RECORDS SUPPLIED:
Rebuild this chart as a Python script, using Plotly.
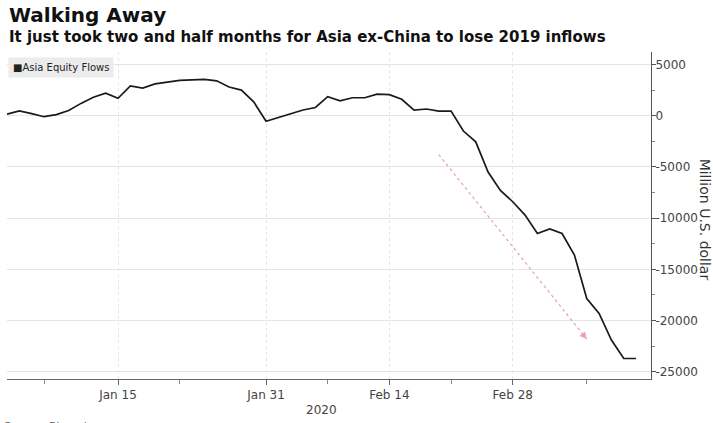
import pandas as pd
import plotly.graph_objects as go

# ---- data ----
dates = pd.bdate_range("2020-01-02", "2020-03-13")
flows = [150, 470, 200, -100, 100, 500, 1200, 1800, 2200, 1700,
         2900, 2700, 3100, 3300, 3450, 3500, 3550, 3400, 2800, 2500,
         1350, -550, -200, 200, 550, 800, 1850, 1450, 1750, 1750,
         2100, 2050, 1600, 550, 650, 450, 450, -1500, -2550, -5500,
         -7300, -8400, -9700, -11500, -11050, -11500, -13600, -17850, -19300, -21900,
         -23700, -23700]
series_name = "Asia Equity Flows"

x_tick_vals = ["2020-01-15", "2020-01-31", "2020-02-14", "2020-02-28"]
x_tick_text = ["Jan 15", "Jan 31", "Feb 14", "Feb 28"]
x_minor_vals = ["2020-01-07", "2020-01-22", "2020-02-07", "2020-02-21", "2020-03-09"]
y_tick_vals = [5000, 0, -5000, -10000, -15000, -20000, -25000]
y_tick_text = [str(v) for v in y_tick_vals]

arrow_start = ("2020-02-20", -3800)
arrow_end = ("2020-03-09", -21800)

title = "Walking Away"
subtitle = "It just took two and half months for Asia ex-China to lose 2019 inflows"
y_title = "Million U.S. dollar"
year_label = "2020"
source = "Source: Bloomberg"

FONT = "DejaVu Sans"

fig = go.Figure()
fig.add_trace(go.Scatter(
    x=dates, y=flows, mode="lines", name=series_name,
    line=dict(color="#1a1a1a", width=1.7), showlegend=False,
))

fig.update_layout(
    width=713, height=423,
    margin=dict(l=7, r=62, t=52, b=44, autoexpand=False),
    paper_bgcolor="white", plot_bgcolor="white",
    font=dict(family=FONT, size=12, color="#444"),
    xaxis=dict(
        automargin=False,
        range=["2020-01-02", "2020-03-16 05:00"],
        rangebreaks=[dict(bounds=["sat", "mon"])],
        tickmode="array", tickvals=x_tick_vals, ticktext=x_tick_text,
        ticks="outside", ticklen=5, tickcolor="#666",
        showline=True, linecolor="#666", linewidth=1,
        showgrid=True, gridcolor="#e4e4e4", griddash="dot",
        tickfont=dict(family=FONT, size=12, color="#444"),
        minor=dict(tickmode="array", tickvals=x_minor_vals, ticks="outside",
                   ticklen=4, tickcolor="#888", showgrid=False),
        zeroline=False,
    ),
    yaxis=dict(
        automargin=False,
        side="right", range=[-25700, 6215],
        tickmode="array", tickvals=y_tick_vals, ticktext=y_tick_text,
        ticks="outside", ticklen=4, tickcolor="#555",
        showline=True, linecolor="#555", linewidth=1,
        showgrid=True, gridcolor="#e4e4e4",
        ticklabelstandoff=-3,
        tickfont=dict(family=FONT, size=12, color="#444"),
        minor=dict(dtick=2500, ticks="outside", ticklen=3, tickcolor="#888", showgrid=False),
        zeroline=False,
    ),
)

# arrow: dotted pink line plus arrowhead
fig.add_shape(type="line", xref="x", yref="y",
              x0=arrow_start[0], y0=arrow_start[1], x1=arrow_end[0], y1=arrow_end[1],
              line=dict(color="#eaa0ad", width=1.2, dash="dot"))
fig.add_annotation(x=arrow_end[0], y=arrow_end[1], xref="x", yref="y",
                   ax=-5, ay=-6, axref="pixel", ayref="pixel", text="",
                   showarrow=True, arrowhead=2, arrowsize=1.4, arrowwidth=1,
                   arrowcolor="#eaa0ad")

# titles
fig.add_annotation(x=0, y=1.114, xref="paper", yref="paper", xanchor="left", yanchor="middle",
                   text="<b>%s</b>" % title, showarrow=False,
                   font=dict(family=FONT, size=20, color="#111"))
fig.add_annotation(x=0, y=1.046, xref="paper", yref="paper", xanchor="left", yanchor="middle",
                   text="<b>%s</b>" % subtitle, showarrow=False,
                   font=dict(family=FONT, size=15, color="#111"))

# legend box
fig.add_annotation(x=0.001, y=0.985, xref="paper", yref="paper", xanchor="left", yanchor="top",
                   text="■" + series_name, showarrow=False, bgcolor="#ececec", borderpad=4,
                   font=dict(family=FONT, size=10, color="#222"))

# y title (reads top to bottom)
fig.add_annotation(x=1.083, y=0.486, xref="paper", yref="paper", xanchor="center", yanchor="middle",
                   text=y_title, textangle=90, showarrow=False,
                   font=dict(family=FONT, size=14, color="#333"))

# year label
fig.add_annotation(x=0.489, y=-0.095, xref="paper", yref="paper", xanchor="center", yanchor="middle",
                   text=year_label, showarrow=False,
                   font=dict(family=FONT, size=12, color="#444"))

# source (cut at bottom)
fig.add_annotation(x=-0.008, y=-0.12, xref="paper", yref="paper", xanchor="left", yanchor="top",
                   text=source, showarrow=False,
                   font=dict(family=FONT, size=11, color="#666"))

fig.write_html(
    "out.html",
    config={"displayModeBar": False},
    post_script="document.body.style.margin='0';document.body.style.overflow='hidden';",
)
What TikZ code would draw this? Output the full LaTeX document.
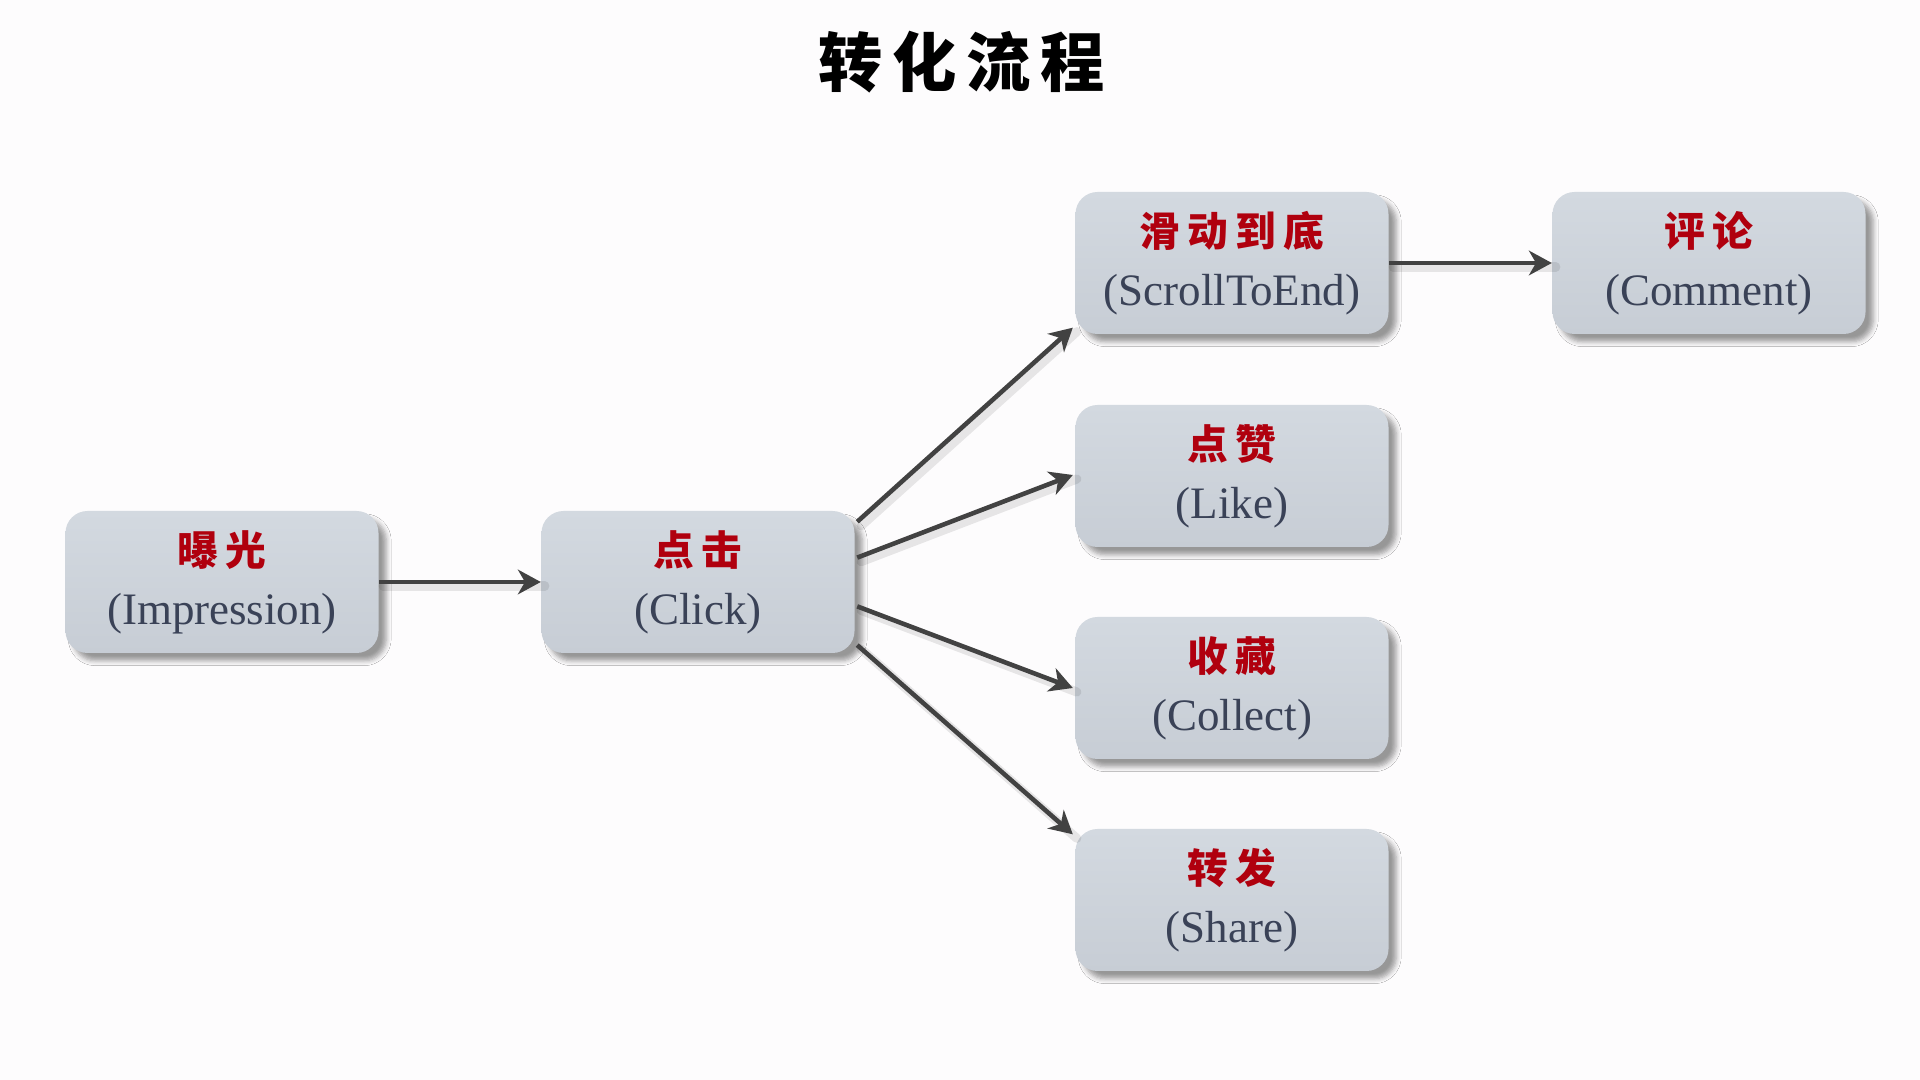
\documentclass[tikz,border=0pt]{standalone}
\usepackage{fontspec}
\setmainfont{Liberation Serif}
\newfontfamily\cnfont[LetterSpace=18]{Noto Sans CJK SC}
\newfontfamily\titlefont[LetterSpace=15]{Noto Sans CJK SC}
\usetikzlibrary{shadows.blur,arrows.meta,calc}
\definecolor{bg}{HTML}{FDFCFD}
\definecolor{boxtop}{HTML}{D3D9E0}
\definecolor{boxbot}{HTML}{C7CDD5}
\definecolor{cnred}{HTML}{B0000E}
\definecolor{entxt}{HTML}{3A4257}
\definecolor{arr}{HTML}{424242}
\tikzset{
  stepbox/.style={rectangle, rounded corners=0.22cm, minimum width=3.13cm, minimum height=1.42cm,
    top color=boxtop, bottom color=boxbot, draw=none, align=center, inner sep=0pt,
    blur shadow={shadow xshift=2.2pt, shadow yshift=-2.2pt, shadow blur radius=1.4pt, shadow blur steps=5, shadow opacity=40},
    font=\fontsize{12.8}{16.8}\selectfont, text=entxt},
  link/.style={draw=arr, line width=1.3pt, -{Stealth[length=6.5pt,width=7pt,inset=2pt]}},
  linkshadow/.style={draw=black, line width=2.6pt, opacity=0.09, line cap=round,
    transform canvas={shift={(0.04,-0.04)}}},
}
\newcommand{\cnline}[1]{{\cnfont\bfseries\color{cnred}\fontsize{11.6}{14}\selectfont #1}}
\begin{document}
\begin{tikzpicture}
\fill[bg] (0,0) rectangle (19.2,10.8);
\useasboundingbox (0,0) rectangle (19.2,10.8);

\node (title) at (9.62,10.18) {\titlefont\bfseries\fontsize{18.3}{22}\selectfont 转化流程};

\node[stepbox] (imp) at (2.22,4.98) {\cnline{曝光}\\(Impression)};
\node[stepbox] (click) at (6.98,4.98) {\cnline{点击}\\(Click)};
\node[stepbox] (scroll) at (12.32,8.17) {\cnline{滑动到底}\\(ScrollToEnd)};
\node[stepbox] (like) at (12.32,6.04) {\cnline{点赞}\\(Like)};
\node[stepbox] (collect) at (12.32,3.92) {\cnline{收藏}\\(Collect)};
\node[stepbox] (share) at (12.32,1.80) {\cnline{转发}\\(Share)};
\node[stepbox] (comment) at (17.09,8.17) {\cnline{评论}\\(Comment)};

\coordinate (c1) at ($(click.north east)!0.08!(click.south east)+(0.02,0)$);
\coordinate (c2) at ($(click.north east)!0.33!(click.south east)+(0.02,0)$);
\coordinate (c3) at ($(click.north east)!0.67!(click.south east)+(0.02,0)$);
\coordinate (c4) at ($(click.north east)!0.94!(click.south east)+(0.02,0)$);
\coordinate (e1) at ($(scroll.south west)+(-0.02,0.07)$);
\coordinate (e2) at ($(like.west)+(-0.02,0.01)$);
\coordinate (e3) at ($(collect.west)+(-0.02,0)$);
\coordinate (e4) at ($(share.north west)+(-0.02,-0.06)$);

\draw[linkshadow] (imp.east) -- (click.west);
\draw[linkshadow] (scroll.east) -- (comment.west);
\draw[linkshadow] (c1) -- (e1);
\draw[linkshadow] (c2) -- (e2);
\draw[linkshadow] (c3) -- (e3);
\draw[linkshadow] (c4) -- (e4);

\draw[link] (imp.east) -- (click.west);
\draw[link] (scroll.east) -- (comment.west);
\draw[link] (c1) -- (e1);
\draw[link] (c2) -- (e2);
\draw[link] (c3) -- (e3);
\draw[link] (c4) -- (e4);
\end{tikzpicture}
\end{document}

TASK REQUIREMENTS: Give only the lines from the one with "What TikZ code" to the one with "(comment) at (17.09,8.17)", both included, again and exactly; leave the images out.

COMPLETE OUTPUT:
What TikZ code would draw this? Output the full LaTeX document.
\documentclass[tikz,border=0pt]{standalone}
\usepackage{fontspec}
\setmainfont{Liberation Serif}
\newfontfamily\cnfont[LetterSpace=18]{Noto Sans CJK SC}
\newfontfamily\titlefont[LetterSpace=15]{Noto Sans CJK SC}
\usetikzlibrary{shadows.blur,arrows.meta,calc}
\definecolor{bg}{HTML}{FDFCFD}
\definecolor{boxtop}{HTML}{D3D9E0}
\definecolor{boxbot}{HTML}{C7CDD5}
\definecolor{cnred}{HTML}{B0000E}
\definecolor{entxt}{HTML}{3A4257}
\definecolor{arr}{HTML}{424242}
\tikzset{
  stepbox/.style={rectangle, rounded corners=0.22cm, minimum width=3.13cm, minimum height=1.42cm,
    top color=boxtop, bottom color=boxbot, draw=none, align=center, inner sep=0pt,
    blur shadow={shadow xshift=2.2pt, shadow yshift=-2.2pt, shadow blur radius=1.4pt, shadow blur steps=5, shadow opacity=40},
    font=\fontsize{12.8}{16.8}\selectfont, text=entxt},
  link/.style={draw=arr, line width=1.3pt, -{Stealth[length=6.5pt,width=7pt,inset=2pt]}},
  linkshadow/.style={draw=black, line width=2.6pt, opacity=0.09, line cap=round,
    transform canvas={shift={(0.04,-0.04)}}},
}
\newcommand{\cnline}[1]{{\cnfont\bfseries\color{cnred}\fontsize{11.6}{14}\selectfont #1}}
\begin{document}
\begin{tikzpicture}
\fill[bg] (0,0) rectangle (19.2,10.8);
\useasboundingbox (0,0) rectangle (19.2,10.8);

\node (title) at (9.62,10.18) {\titlefont\bfseries\fontsize{18.3}{22}\selectfont 转化流程};

\node[stepbox] (imp) at (2.22,4.98) {\cnline{曝光}\\(Impression)};
\node[stepbox] (click) at (6.98,4.98) {\cnline{点击}\\(Click)};
\node[stepbox] (scroll) at (12.32,8.17) {\cnline{滑动到底}\\(ScrollToEnd)};
\node[stepbox] (like) at (12.32,6.04) {\cnline{点赞}\\(Like)};
\node[stepbox] (collect) at (12.32,3.92) {\cnline{收藏}\\(Collect)};
\node[stepbox] (share) at (12.32,1.80) {\cnline{转发}\\(Share)};
\node[stepbox] (comment) at (17.09,8.17) {\cnline{评论}\\(Comment)};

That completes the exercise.